Steven Soderbergh: Movies for Grown-Ups

Q: Speaking of movies for grown-ups, how did Traffic happen for you?

A: I was talking with a producer friend, Laura Bickford, and I learned she owned the remake rights to the BBC series. I went, "Oh, really? Boy, I think there's a movie there." So we started working on it. When we were reading writing samples to find a screenwriter, we came across something really harrowing and well-written that Steve Gaghan had worked on, about upper-class white kids in high school in Pacific Palisades who were into gangs, and it had a voice that was really clear. The problem was that Steve Gaghan had been working for a year with Ed Zwick on a drug movie.

Q: How far along were they?

A: They were still spitballing and didn't have a plot, a title or a form they wanted it to take. Steve and I got on really well and he finally said, "I can't stand it. The movie you guys have in mind is so like the one I'd like to write." So he went and asked Ed if we might combine the movies into one that Ed would produce. Ed, to his everlasting credit, graciously said, "OK." I don't know if I would have.

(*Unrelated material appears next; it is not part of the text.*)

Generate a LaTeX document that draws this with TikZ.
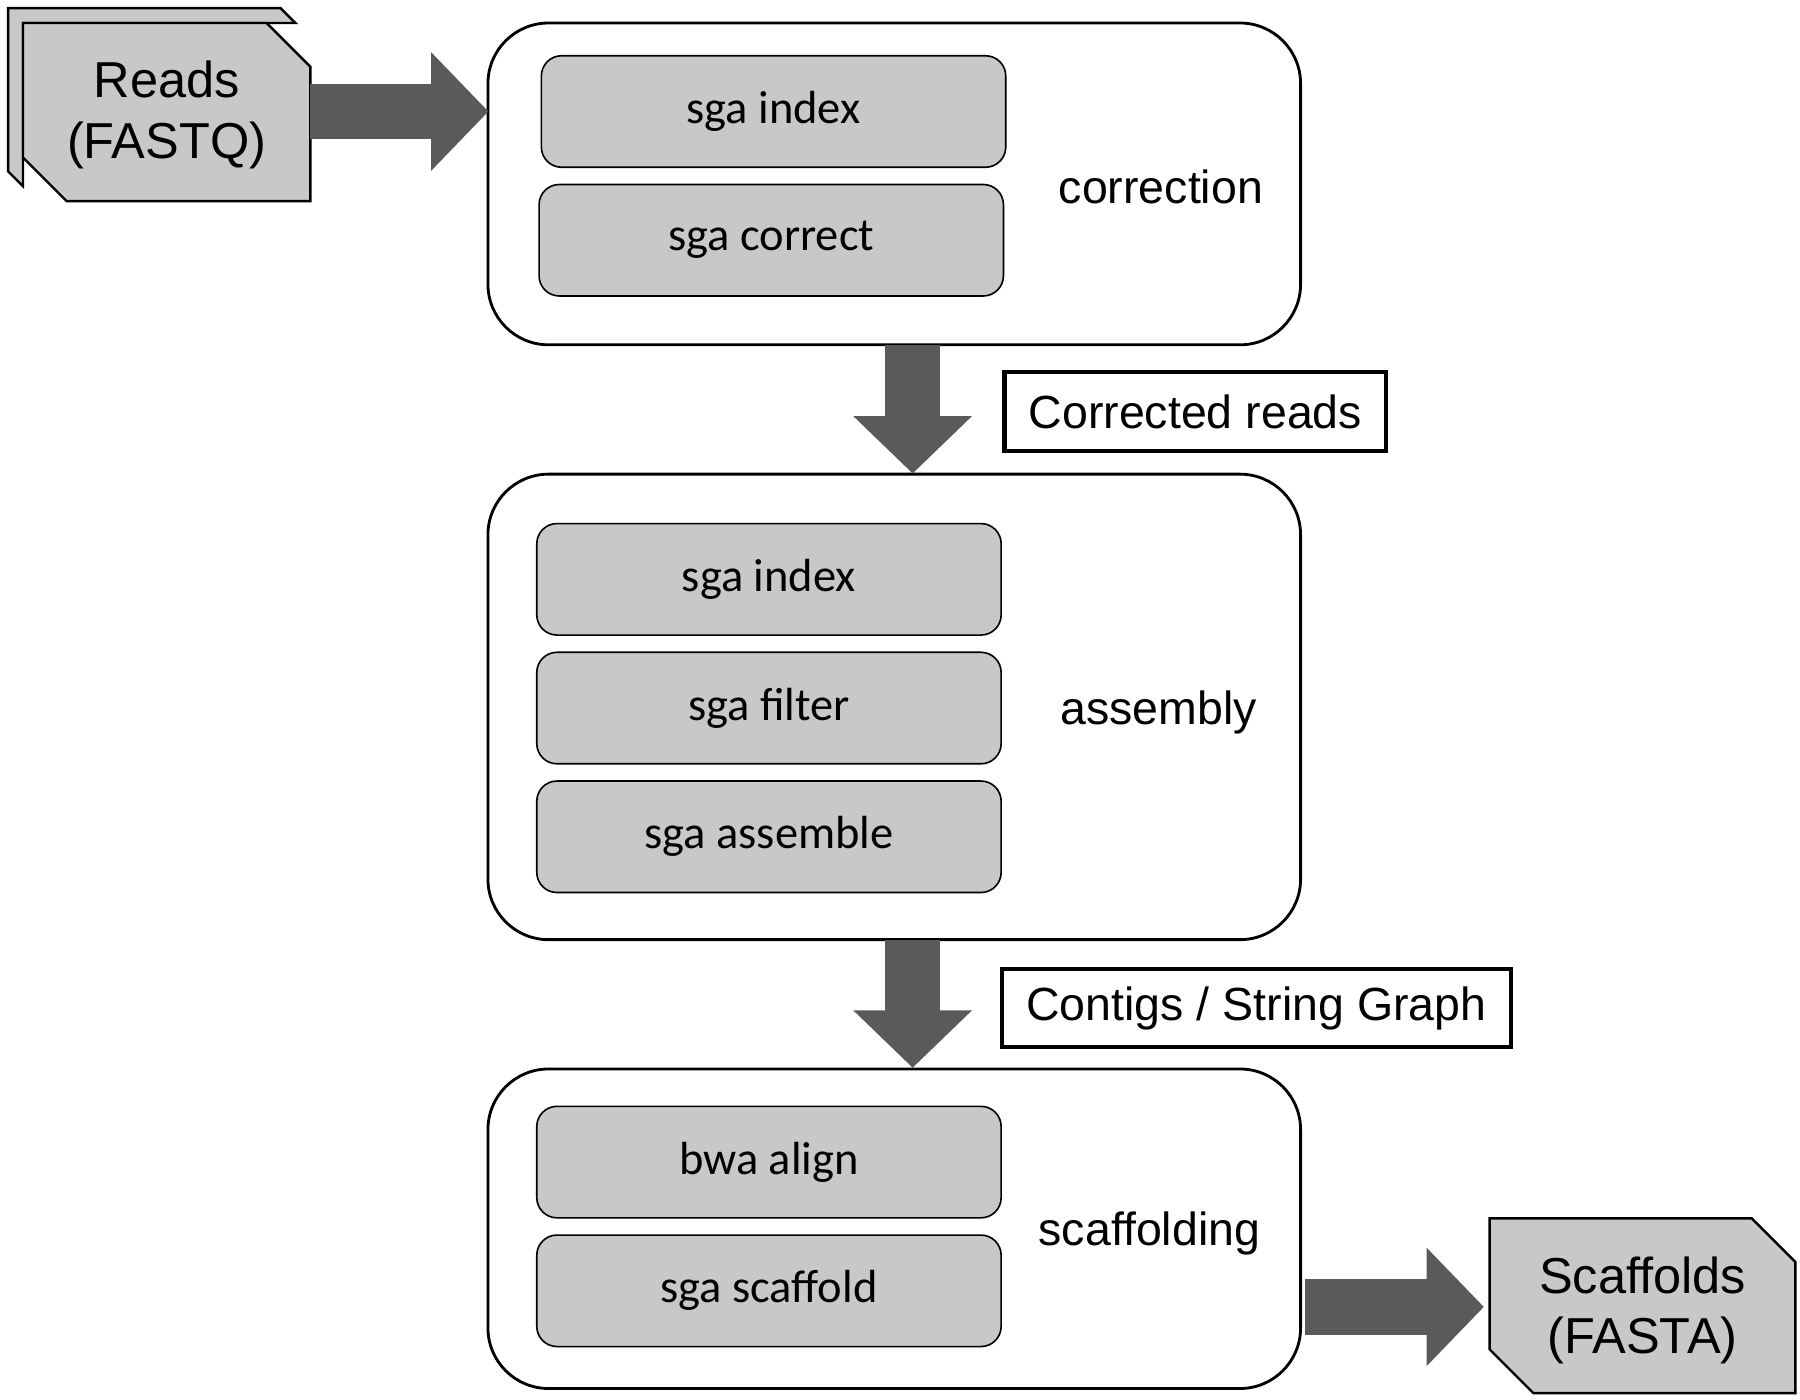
\documentclass[tikz,border=0pt]{standalone}
\usepackage{fontspec}
\setmainfont{Liberation Sans}
\newfontfamily\calib{Carlito}
\usetikzlibrary{arrows.meta, positioning}
\definecolor{toolgray}{HTML}{C8C8C8}
\definecolor{arrowgray}{HTML}{5A5A5A}

\begin{document}
\begin{tikzpicture}[x=0.01cm, y=-0.01cm,
  stage/.style={draw, rounded corners=15pt, line width=0.7pt},
  tool/.style={draw, fill=toolgray, rounded corners=5pt, minimum width=404*0.01cm,
    minimum height=97*0.01cm, font=\calib\fontsize{11.5}{13}\selectfont},
  tag/.style={font=\fontsize{11.5}{13}\selectfont},
  note/.style={draw, line width=1pt, inner xsep=6pt, minimum height=68*0.01cm,
    font=\fontsize{11.5}{13}\selectfont},
  flow/.style={draw=arrowgray!70!black, line width=13.7pt, arrowgray,
    -{Triangle[width=28.5pt, length=14.2pt]}},
  file/.style={draw, fill=toolgray, line width=0.6pt},
  ]
  \useasboundingbox (0,0) rectangle (1566,1218);

  % input files
  \draw[file] (7,7) -- (244,7) -- (257,20) -- (20,20) -- (20,162) -- (7,149) -- cycle;
  \draw[file] (20,20) -- (232,20) -- (270,58) -- (270,175) -- (58,175) -- (20,137) -- cycle;
  \node[align=center, font=\fontsize{12.5}{15}\selectfont] (reads) at (145,100) {Reads\\(FASTQ)};
  \coordinate (readsout) at (270,97);

  % stages
  \node[stage, minimum width=707*0.01cm, minimum height=280*0.01cm] (corr) at (778,160) {};
  \node[stage, minimum width=707*0.01cm, minimum height=405*0.01cm] (asm) at (778,615) {};
  \node[stage, minimum width=707*0.01cm, minimum height=278*0.01cm] (scaf) at (778,1069) {};

  \node[tool] (idx1) at (673,97) {sga index};
  \node[tool] (cor) at (671,209) {sga correct};
  \node[tag] at (1010,163) {correction};

  \node[tool] (idx2) at (669,504) {sga index};
  \node[tool] (filt) at (669,616) {sga filter};
  \node[tool] (assem) at (669,728) {sga assemble};
  \node[tag] at (1008,620) {assembly};

  \node[tool] (aln) at (669,1011) {bwa align};
  \node[tool] (sc) at (669,1123) {sga scaffold};
  \node[tag] at (1000,1073) {scaffolding};

  % output file
  \draw[file] (1296,1060) -- (1524,1060) -- (1562,1098) -- (1562,1212) -- (1334,1212) -- (1296,1174) -- cycle;
  \node[align=center, font=\fontsize{12.5}{15}\selectfont] (out) at (1429,1140) {Scaffolds\\(FASTA)};

  % notes
  \node[note] (n1) at (1040,358) {Corrected reads};
  \node[note] (n2) at (1093,877) {Contigs / String Graph};

  % flows
  \coordinate (c1s) at (794,300);
  \coordinate (c2n) at (794,412);
  \coordinate (c2s) at (794,818);
  \coordinate (c3n) at (794,929);
  \coordinate (c3e) at (1135,1137);
  \coordinate (outw) at (1291,1137);
  \coordinate (corrw) at (425,97);
  \draw[flow] (readsout) -- (corrw);
  \draw[flow] (c1s) -- (c2n);
  \draw[flow] (c2s) -- (c3n);
  \draw[flow] (c3e) -- (outw);
\end{tikzpicture}
\end{document}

Q: Traffic was a huge narrative undertaking, wasn't it?

A: Getting the script into shape was tricky. What Steve and I came up with is three separate narratives. The characters cross, and a couple of them meet.

Q: The script must have been unnerving to look at, because it jumped from one studio to another and from one actor to another.

A: I'd never before been in one of those situations where there was studio hopping and actors were in and out. I'd been lucky--this is what most people go through all the time. It was really scary for me. We weren't green-lit until three weeks before we started. I was funding the prep and people were working for nothing. I just said, "I am not stopping. We are going to start shooting this thing in April if it kills me." You send a message that the train is leaving and you don't let up.

Q: Do you feel that the train almost stopped when Harrison Ford, who was set to star in the movie, backed out?

A: I had great interactions with him. I liked him enormously. The irony is that his notes turned around that role. The part wasn't there. He and I had lengthy, detailed meetings with line-by-line discussions. He had really good ideas, all of which we incorporated and all of which worked. He decided it wasn't what he wanted to do right then, but the time he put into it was invaluable to me. These things work out the way they should.

Q: So you got Michael Douglas--and Catherine Zeta-Jones. How did that work out?

A: Great. I thought it was cool that they were in the movie but not together, because they were both right for the parts and it was a good way for them to start working together. Michael and Catherine are so professional, so unpretentious. They're on time, they're prepared, they know what they're doing.

Q: She was pregnant during the shooting, right?

A: Five, six months, yeah. Not a peep. We were shooting nights. Never any indication of any problem. It's a great part she's got. The only thing I asked of her was that she not employ an accent of any kind, just use her own. I felt it was absolutely appropriate that she could be from somewhere else and have married into some money from La Jolla. I think that really loosened her up, because, say what you want, you ask an actor to do an accent and part of their brain is always working on that. She's the kind of person who would want to do an accent well. She was so loose, so present. I'm thrilled with her performance. At a certain point, you totally forget it's her.

Q: Had you been wowed by her in The Mask of Zorro?

A: I loved her in Zorro. She's really got that "movie star" thing. When we were shooting, I pulled a gag on her. We were shooting at the San Ysidro border crossing with real guards at the booth. She was pulling up in her car and I was in the passenger seat shooting across her. The guard says, "Of what country are you a citizen?" She says, "I'm an American citizen." And then I had him say, "I loved you in Zorro." Because it was a real guy, her synapses were just going "Whomp," and then she looked at me and started laughing because we'd totally set her up.

Q: How did it go with Michael Douglas?

A: I can't imagine him not doing this movie now. He's getting interesting as he's getting older. He's shifted in how he looks at himself. I don't know if he's more comfortable, but I was really impressed. As William Goldman said of him in his new book, there isn't anyone better at playing the flawed contemporary male. He's so good at playing a guy who thinks he's got it all wired and has a blind spot about something right in front of him. The whole movie is about his being put in a circumstance in which he can no longer not see what's in front of him, in which he learns that everything he thought was solid is not. Michael's not only impressive, but fun to hang out with and not concerned about anything but doing a good job and enjoying himself.

Q: Did working with this couple suggest to you why they're together?

A: They're really similar. The two of them together are really fun. Their energy is similar. There's a real joy about them. They're not happy unless everybody else is having a good time. It's not this, "As long as I'm happy, fuck it." They're very inclusive, which I admire.